What are the most famous paintings at the Musée d'Orsay?

Manet's Olympia and Luncheon on the Grass, Renoir's Bal du moulin de la Galette, Monet's Poppies and Gare Saint-Lazare, Van Gogh's self-portrait, Courbet's The Origin of the World, Millet's The Angelus and Degas's Little Dancer.

How many works does the Musée d'Orsay hold?

The collections exceed 78,000 works, of which around 4,500 are on display: paintings, sculptures, photographs, decorative arts and architecture, covering the period 1848–1914.

Is the Mona Lisa at the Musée d'Orsay?

No, the Mona Lisa is at the Louvre, across the Seine. Orsay picks up chronologically where the Louvre leaves off: art from 1848 to 1914, with Impressionism front and center.
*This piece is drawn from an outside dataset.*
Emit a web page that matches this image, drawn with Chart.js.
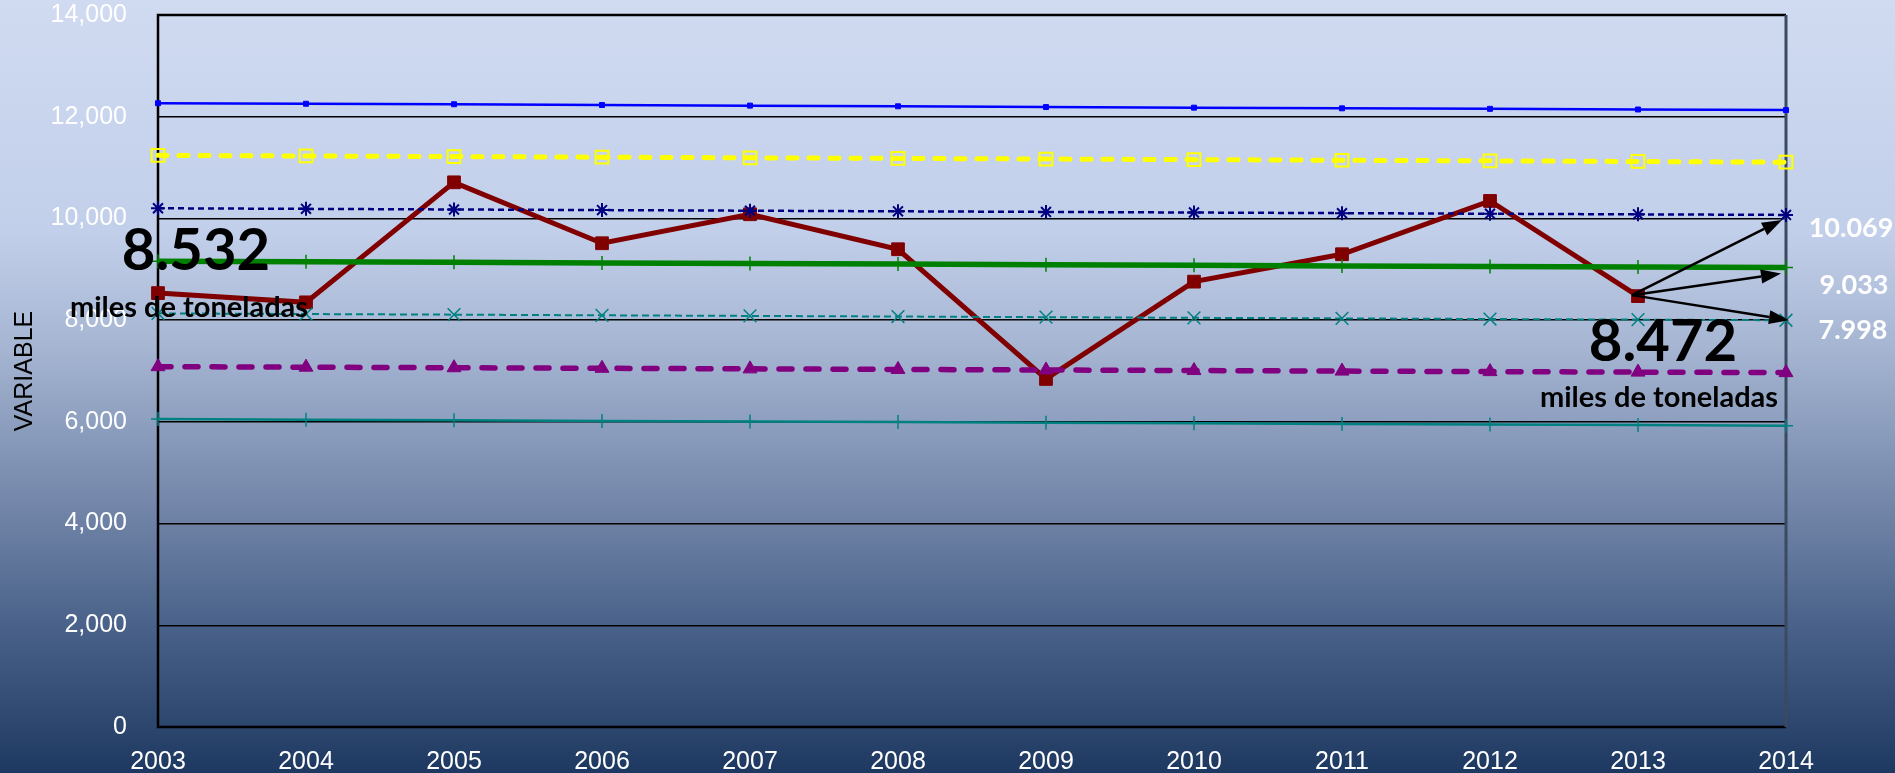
<!DOCTYPE html>
<html>
<head>
<meta charset="utf-8">
<script src="https://cdn.jsdelivr.net/npm/chart.js@4.4.1/dist/chart.umd.min.js"></script>
<style>
  html, body { margin: 0; padding: 0; background: #1e3961; }
  body { width: 1895px; height: 773px; overflow: hidden; }
</style>
</head>
<body>
<canvas id="chart" width="1895" height="773"></canvas>
<script>
// años del eje x
const years = ['2003', '2004', '2005', '2006', '2007', '2008', '2009', '2010', '2011', '2012', '2013', '2014'];

// series (miles de toneladas)
const serieAzul     = [12265, 12255, 12245, 12230, 12218, 12205, 12190, 12178, 12165, 12155, 12142, 12130];
const serieAmarilla = [11240, 11228, 11216, 11204, 11192, 11180, 11168, 11156, 11144, 11132, 11120, 11105];
const serieMarino   = [10200, 10188, 10176, 10164, 10152, 10140, 10128, 10116, 10104, 10092, 10080, 10069];
const serieVerde    = [9160, 9150, 9138, 9126, 9114, 9102, 9090, 9078, 9066, 9054, 9044, 9033];
const serieTurquesa = [8134, 8120, 8108, 8095, 8083, 8071, 8058, 8046, 8034, 8022, 8010, 7998];
const serieMorada   = [7085, 7075, 7064, 7053, 7042, 7031, 7020, 7009, 6998, 6988, 6978, 6968];
const serieVerdeAzul = [6055, 6043, 6031, 6019, 6007, 5995, 5983, 5971, 5959, 5947, 5936, 5925];
const produccion    = [8532, 8350, 10710, 9512, 10082, 9394, 6844, 8757, 9296, 10344, 8472, null];

const yTicks = [0, 2000, 4000, 6000, 8000, 10000, 12000, 14000];
const yTitle = 'VARIABLE';

// textos de las anotaciones
const notaInicio = '8.532';
const notaFin = '8.472';
const unidad = 'miles de toneladas';
const etiquetasFinales = ['10.069', '9.033', '7.998'];

// fondo degradado y marco del area de trazado
const fondo = {
    id: 'fondo',
    beforeDraw(chart) {
        const ctx = chart.ctx;
        const g = ctx.createLinearGradient(0, 0, 0, chart.height);
        g.addColorStop(0, '#d0dbf1');
        g.addColorStop(0.3, '#c2cfea');
        g.addColorStop(0.45, '#a5b5d2');
        g.addColorStop(0.65, '#7487aa');
        g.addColorStop(0.8, '#4c648b');
        g.addColorStop(1, '#1e3961');
        ctx.save();
        ctx.fillStyle = g;
        ctx.fillRect(0, 0, chart.width, chart.height);
        ctx.restore();
    },
    beforeDatasetsDraw(chart) {
        const a = chart.chartArea;
        const ctx = chart.ctx;
        ctx.save();
        ctx.strokeStyle = '#000';
        ctx.lineWidth = 2.5;
        ctx.beginPath();
        ctx.moveTo(a.right, a.top);
        ctx.lineTo(a.left, a.top);
        ctx.lineTo(a.left, a.bottom);
        ctx.lineTo(a.right, a.bottom);
        ctx.stroke();
        ctx.strokeStyle = '#3a4a60';
        ctx.lineWidth = 3;
        ctx.beginPath();
        ctx.moveTo(a.right, a.top);
        ctx.lineTo(a.right, a.bottom);
        ctx.stroke();
        ctx.restore();
    }
};

function flecha(ctx, x0, y0, x1, y1) {
    const ang = Math.atan2(y1 - y0, x1 - x0);
    const largo = 20, ancho = 7;
    const bx = x1 - Math.cos(ang) * largo;
    const by = y1 - Math.sin(ang) * largo;
    ctx.beginPath();
    ctx.moveTo(x0, y0);
    ctx.lineTo(bx, by);
    ctx.stroke();
    ctx.beginPath();
    ctx.moveTo(x1, y1);
    ctx.lineTo(bx + Math.sin(ang) * ancho, by - Math.cos(ang) * ancho);
    ctx.lineTo(bx - Math.sin(ang) * ancho, by + Math.cos(ang) * ancho);
    ctx.closePath();
    ctx.fill();
}

// anotaciones: valores grandes, flechas y etiquetas de la derecha
const notas = {
    id: 'notas',
    afterDraw(chart) {
        const ctx = chart.ctx;
        const x = chart.scales.x, y = chart.scales.y;
        const x0 = x.getPixelForValue(0), y0 = y.getPixelForValue(produccion[0]);
        const xf = x.getPixelForValue(10), yf = y.getPixelForValue(produccion[10]);
        const xe = x.getPixelForValue(11);

        ctx.save();
        ctx.textAlign = 'center';
        ctx.textBaseline = 'middle';
        ctx.fillStyle = '#000';
        ctx.font = 'bold 58px Lato';
        ctx.fillText(notaInicio, x0 + 38, y0 - 42);
        ctx.fillText(notaFin, xf + 25, yf + 46);
        ctx.font = 'bold 29px Lato';
        ctx.fillText(unidad, x0 + 31, y0 + 15);
        ctx.fillText(unidad, xf + 21, yf + 102);

        ctx.strokeStyle = '#000';
        ctx.lineWidth = 2.5;
        flecha(ctx, xf - 6, yf - 1, xe - 4, y.getPixelForValue(serieMarino[11]) + 5);
        flecha(ctx, xf - 6, yf - 1, xe - 5, y.getPixelForValue(serieVerde[11]) + 6);
        flecha(ctx, xf - 6, yf - 1, xe + 3, y.getPixelForValue(serieTurquesa[11]));

        ctx.fillStyle = '#fff';
        ctx.font = 'bold 27px Lato';
        ctx.fillText(etiquetasFinales[0], xe + 65, y.getPixelForValue(serieMarino[11]) + 13);
        ctx.fillText(etiquetasFinales[1], xe + 68, y.getPixelForValue(serieVerde[11]) + 18);
        ctx.fillText(etiquetasFinales[2], xe + 67, y.getPixelForValue(serieTurquesa[11]) + 10);
        ctx.restore();
    }
};

const transparente = 'rgba(0,0,0,0)';

new Chart(document.getElementById('chart').getContext('2d'), {
    type: 'line',
    data: {
        labels: years,
        datasets: [
            {
                data: serieAzul, borderColor: '#0000ff', borderWidth: 2.5,
                pointStyle: 'rect', pointRadius: 3.5, pointBackgroundColor: '#0000ff', pointBorderColor: '#0000ff', pointBorderWidth: 1
            },
            {
                data: serieAmarilla, borderColor: '#ffff00', borderWidth: 5, borderDash: [9, 12], borderCapStyle: 'round',
                pointStyle: 'rect', pointRadius: 9, pointBackgroundColor: transparente, pointBorderColor: '#ffff00', pointBorderWidth: 2
            },
            {
                data: serieMarino, borderColor: '#000080', borderWidth: 2.5, borderDash: [6, 4],
                pointStyle: 'star', pointRadius: 7, pointBorderColor: '#000080', pointBorderWidth: 2
            },
            {
                data: serieVerde, borderColor: '#008000', borderWidth: 5.5,
                pointStyle: 'cross', pointRadius: 7, pointBorderColor: '#008000', pointBorderWidth: 1.5
            },
            {
                data: serieTurquesa, borderColor: '#008080', borderWidth: 2, borderDash: [7, 4],
                pointStyle: 'crossRot', pointRadius: 9, pointBorderColor: '#008080', pointBorderWidth: 1.5
            },
            {
                data: serieMorada, borderColor: '#800080', borderWidth: 5.5, borderDash: [13, 14], borderCapStyle: 'round',
                pointStyle: 'triangle', pointRadius: 8, pointBackgroundColor: '#800080', pointBorderColor: '#800080', pointBorderWidth: 1
            },
            {
                data: serieVerdeAzul, borderColor: '#008080', borderWidth: 2.5,
                pointStyle: 'cross', pointRadius: 7, pointBorderColor: '#008080', pointBorderWidth: 1.5
            },
            {
                data: produccion, borderColor: '#800000', borderWidth: 5,
                pointStyle: 'rect', pointRadius: 9, pointBackgroundColor: '#800000', pointBorderColor: '#800000', pointBorderWidth: 1
            }
        ]
    },
    options: {
        responsive: false,
        animation: false,
        tension: 0,
        layout: { padding: { top: 15, right: 109, bottom: 0, left: 0 } },
        plugins: { legend: { display: false }, tooltip: { enabled: false } },
        scales: {
            x: {
                offset: false,
                grid: { display: false },
                border: { display: false },
                ticks: { color: '#fff', font: { family: 'Liberation Sans', size: 25 }, padding: 12, maxRotation: 0, autoSkip: false },
                afterFit(s) { s.height = 46; }
            },
            y: {
                min: 0, max: 14000,
                afterBuildTicks(s) { s.ticks = yTicks.map(v => ({ value: v })); },
                grid: { color: '#000', lineWidth: 1.5, drawTicks: true, tickLength: 31, tickColor: transparente },
                border: { display: false },
                ticks: {
                    color: '#fff', font: { family: 'Liberation Sans', size: 25 }, padding: 0,
                    callback: v => v.toLocaleString('en-US')
                },
                title: { display: true, text: yTitle, color: '#000', font: { family: 'Liberation Sans', size: 25 }, padding: { top: 10, bottom: 0 } },
                afterFit(s) { s.width = 158; }
            }
        }
    },
    plugins: [fondo, notas]
});
</script>
</body>
</html>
Can you photograph the paintings?

Yes, without flash, for private use, in the permanent collections. Selfie sticks are banned, and some temporary exhibitions may restrict photography.

Where is The Origin of the World displayed?

On the ground floor, in the Courbet rooms. The painting is shown with no age restriction, among the other canvases by the master of Ornans.

Which floor should you prioritize if you only have an hour?

The fifth: the Impressionist gallery concentrates Manet, Monet, Renoir, Degas and Cézanne. Head straight up at opening time, then come back down via the Van Gogh gallery if time allows.